Spring Forward (1999)

reviewed by
Harvey S. Karten


SPRING FORWARD
 Reviewed by Harvey Karten
 IFC Films
 Director: Tom Gilroy 
 Writer:  Tom Gilroy
 Cast: Ned Beatty, Peri Gilpin, Ian Hart, Hallee Hirsh,
Catherine Kellner, Bill Raymond, Liev Schreiber, Campbell
Scott

Men are from Venus and women are from Mars...of is it the other way around? If you go by some of the wisdom of today's self-help books, you wonder how the two sexes ever got together. Men talk sports and cars and maybe politics. Women talk emotions. At least that's the stereotype and that's the pigeonhole which writer-director Tom Gilroy aims to explode in "Spring Forward." As co-artistic director of the New York theater company Machine Full, Gilroy is a man of the stage, not the screen, which becomes obvious early on in his feature film debut. He'd be the envy of Eric Rohmer and a whole band of French scripters, given the incessant dialogue that Gilroy feeds to his crackerjack actors in what is essentially a two-character filmed play-cum-Connecticut foliage. Marred by some indistinct vocal fidelity and photographer Terry Stacey's occasional lapses (in one instance, he muffs the opportunity to exploit the energy of some mixed Labrador puppies), "Spring Forward" nonetheless gives its audience some more exposure to the talents of Liev Schreiber and Ned Beatty, the latter a veteran of the screen with oodles of awards and Oscar nominations, the former becoming one of the hottest names in the industry.

"Spring Forward," so-named because Gilroy takes us through four seasons (and seven scenes) in the lives of the 30-year-old Paul (Liev Schreiber) and the 65-year-old Murphy (Ned Beatty), furnishes us a story of two flawed individuals ironing out each other's shortcomings, bonding gloriously despite their differences in age and outlook. Murph, who is about to complete a career as a department of parks employee, has taken on a new co-worker, Paul, who had recently emerged from an 18-month stretch in prison for armed robbery of a Dunkin' Donuts store. His interval in the slammer has turned him into a reader, particularly of New Age philosophy, and he sprinkles his conversations regularly with terms like karma and the sayings of the Dalai Lama. He also has a penchant for using the "f" word, which his aging colleague dislikes intensely.

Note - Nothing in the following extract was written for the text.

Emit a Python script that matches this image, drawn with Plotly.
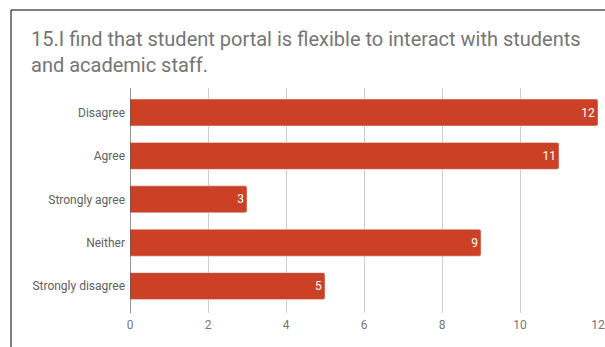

We can see from the start that the rough-around-the-edges Paul is going to get an object lesson in civilization from his new mentor while Murph, uptight and less willing than Paul to express his deeper feelings, will learn to open up and relax. In a sense the relationship between the two men is not unlike that of the four businessmen from Atlanta in Beatty's debut as an actor, John Boorman's 1972 "Deliverance." This time around, just two men will get more than they bargained for, though their experiences in no way match the thrills of Boorman's canoe trip.

Stretches of real physical action come and go with no follow-up--the sex-hungry Paul meets a lonely woman; the two men discover a strange fellow who seems to live under a house; Paul and Murphy refuse to help load a truck with fertilizer because the spoiled young man who asks them to do so refuses to help; Paul seeks to rescue a battered, hysterical woman who has run away from home with her frightened daughter. Gilroy appears to have no need to wrap things up, to use these scenes as a foreshadowing of later events. In other words, the action regularly springs forward but never falls backward. Instead, the movie is content to spotlight the relationship of these two ordinary men (who in modern, trendy language could be considered a couple of white guys sitting around talking), each of whom provides deliverance for the other. This is the sort of film that could ideally be enjoyed on the tube, valuable as show pieces for the two fine performers.